2. First of all, Malchiodi rewrite the inequality above in your notes for $l+1$ holes then he show a criterion which implies the situation described in your third inequalities. As a consequence, if $p$ belongs to $(8k\pi, 8(k+1)\pi)$ where $p$ is the real parameter in the mean field equation on compact surface and if the Euler Lagrange functional associated to this equation attains large negative values then $e^u$ has to concentrate near at most $k$ points of the surface.

Comment by Fab — February 14, 2012 @ 19:42

3. Hi Ngo,
why don’t you post something about the Lyapunov Schmidt reduction?

Comment by Fab — February 23, 2012 @ 17:07

• Dear Fab, you can read my honours project done when I was an undergraduate student here . I have used that method in that paper.

Comment by Ngô Quốc Anh — February 23, 2012 @ 17:12

4. Dear Ngo,
in your opinion is it possible to extend this argument to all $u\in W_{0}^{1,N}$?

Comment by Fab — October 18, 2013 @ 23:51

5. Clearly for a bounded smooth domain in ${\mathbb R}^{N}$!

Comment by Fab — October 18, 2013 @ 23:54

6. In the second line of the proof there is a misprint, $\Omega_i$ are $S_i$.

Comment by Fab — October 19, 2013 @ 0:00

• Thanks Fab, yes you are right, it should be

$1 \geqslant g_i \geqslant 0, \quad g_i(x) \equiv 1 \quad \text{ for all } x \in S_i, \quad i=1,2$

as you said.

Comment by Ngô Quốc Anh — October 19, 2013 @ 3:03

7. Sorry Ngo, what about my previous question?
I’m quite sure of this.

Comment by Fab — October 19, 2013 @ 17:00

• Dear Fab,

I still need time to think about your question. My first feeling is that it should be okay.

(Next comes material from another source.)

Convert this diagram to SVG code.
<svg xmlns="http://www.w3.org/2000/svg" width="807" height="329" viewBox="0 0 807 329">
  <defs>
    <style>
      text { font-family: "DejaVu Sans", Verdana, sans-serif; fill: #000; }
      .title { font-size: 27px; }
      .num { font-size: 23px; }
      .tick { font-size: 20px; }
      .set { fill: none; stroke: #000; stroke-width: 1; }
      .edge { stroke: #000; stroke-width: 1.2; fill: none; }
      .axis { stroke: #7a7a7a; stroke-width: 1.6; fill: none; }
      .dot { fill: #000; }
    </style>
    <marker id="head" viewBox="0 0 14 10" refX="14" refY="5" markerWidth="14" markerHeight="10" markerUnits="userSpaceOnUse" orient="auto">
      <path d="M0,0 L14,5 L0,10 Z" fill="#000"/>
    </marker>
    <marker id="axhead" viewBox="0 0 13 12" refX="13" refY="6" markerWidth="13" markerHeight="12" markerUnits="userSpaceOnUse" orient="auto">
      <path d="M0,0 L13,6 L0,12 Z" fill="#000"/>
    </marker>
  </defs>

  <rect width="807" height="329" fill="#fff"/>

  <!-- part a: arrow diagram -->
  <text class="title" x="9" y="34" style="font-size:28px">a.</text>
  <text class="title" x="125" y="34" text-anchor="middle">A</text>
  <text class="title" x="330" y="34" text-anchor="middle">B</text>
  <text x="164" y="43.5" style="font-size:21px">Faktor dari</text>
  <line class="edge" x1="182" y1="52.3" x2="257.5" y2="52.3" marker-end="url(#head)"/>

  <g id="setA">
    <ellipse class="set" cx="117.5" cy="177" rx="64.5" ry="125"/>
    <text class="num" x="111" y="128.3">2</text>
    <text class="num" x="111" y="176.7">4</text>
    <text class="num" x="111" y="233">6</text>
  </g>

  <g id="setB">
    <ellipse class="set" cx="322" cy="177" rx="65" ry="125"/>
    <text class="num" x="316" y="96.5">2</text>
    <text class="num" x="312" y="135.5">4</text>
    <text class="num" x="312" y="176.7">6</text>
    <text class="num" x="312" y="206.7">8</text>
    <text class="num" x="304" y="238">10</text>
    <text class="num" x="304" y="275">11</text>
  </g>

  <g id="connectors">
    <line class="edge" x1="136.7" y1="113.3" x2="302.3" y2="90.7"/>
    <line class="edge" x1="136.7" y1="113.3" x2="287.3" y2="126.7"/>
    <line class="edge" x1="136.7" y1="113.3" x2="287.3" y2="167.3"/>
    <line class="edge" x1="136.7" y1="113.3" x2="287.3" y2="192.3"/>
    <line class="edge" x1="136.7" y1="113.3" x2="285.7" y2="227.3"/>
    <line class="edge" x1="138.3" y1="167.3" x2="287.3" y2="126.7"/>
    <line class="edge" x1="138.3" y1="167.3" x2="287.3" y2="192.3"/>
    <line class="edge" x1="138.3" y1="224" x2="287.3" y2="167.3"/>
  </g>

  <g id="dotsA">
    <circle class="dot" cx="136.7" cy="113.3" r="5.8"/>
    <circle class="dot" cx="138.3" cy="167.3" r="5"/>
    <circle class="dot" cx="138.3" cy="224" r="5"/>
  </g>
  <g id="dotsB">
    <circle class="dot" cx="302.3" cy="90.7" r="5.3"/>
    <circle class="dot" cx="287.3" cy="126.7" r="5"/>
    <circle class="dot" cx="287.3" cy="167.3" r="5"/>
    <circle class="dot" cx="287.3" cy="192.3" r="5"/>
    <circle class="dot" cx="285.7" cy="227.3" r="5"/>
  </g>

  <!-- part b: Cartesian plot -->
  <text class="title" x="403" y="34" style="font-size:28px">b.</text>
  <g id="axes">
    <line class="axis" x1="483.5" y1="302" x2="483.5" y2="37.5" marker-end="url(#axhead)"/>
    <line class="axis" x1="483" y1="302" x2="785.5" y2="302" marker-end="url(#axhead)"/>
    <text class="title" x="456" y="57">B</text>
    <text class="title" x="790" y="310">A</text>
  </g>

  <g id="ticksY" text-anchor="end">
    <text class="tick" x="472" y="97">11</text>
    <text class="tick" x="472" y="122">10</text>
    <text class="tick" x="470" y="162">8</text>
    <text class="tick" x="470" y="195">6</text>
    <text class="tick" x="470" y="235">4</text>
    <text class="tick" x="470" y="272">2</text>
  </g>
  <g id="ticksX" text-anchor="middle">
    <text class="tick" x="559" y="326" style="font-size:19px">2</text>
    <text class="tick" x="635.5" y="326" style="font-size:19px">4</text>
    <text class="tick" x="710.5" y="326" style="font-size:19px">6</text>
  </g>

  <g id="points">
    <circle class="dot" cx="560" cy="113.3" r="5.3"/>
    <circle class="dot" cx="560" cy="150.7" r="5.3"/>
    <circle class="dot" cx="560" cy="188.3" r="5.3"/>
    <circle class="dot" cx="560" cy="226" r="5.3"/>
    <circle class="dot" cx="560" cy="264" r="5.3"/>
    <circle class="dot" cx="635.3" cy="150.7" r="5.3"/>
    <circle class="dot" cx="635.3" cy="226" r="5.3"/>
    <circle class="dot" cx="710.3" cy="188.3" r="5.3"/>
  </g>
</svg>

Comment by Ngô Quốc Anh — October 20, 2013 @ 23:56

8. This is my feeling too!

Comment by Fab — October 21, 2013 @ 20:46

• Dear Fab,

Except the singularities, the following result found in http://dx.doi.org/10.1016/j.na.2013.10.010 could be useful for you.

Lemma 2.1 (Trudinger–Moser inequality for bounded domains). Let $\Omega \subset \mathbb R^N$ ($N \geqslant 2$) be a bounded domain. Given any $u\in W^{1,N}_0(\Omega)$, we have

$\displaystyle \int_\Omega \exp\left( \alpha |u|^\frac{N}{N-1}\right) dx \leqslant \infty$

for every $\alpha>0$. Moreover, there exists a positive constant $C=C(N,|\Omega|)$ such that

$\displaystyle \sup_{\|u\|_{W_0^{1,N}(\Omega)} \leqslant 1}\int_\Omega \exp\left( \alpha |u|^\frac{N}{N-1}\right) dx \leqslant C$

for all $\alpha \leqslant \alpha_N$ where $\alpha_N = N\omega_{N-1}^{1/(N-1)}>0$ and $\omega_{N-1}$ is the ($N-1$)-dimensional measure of the ($N-1$)-sphere.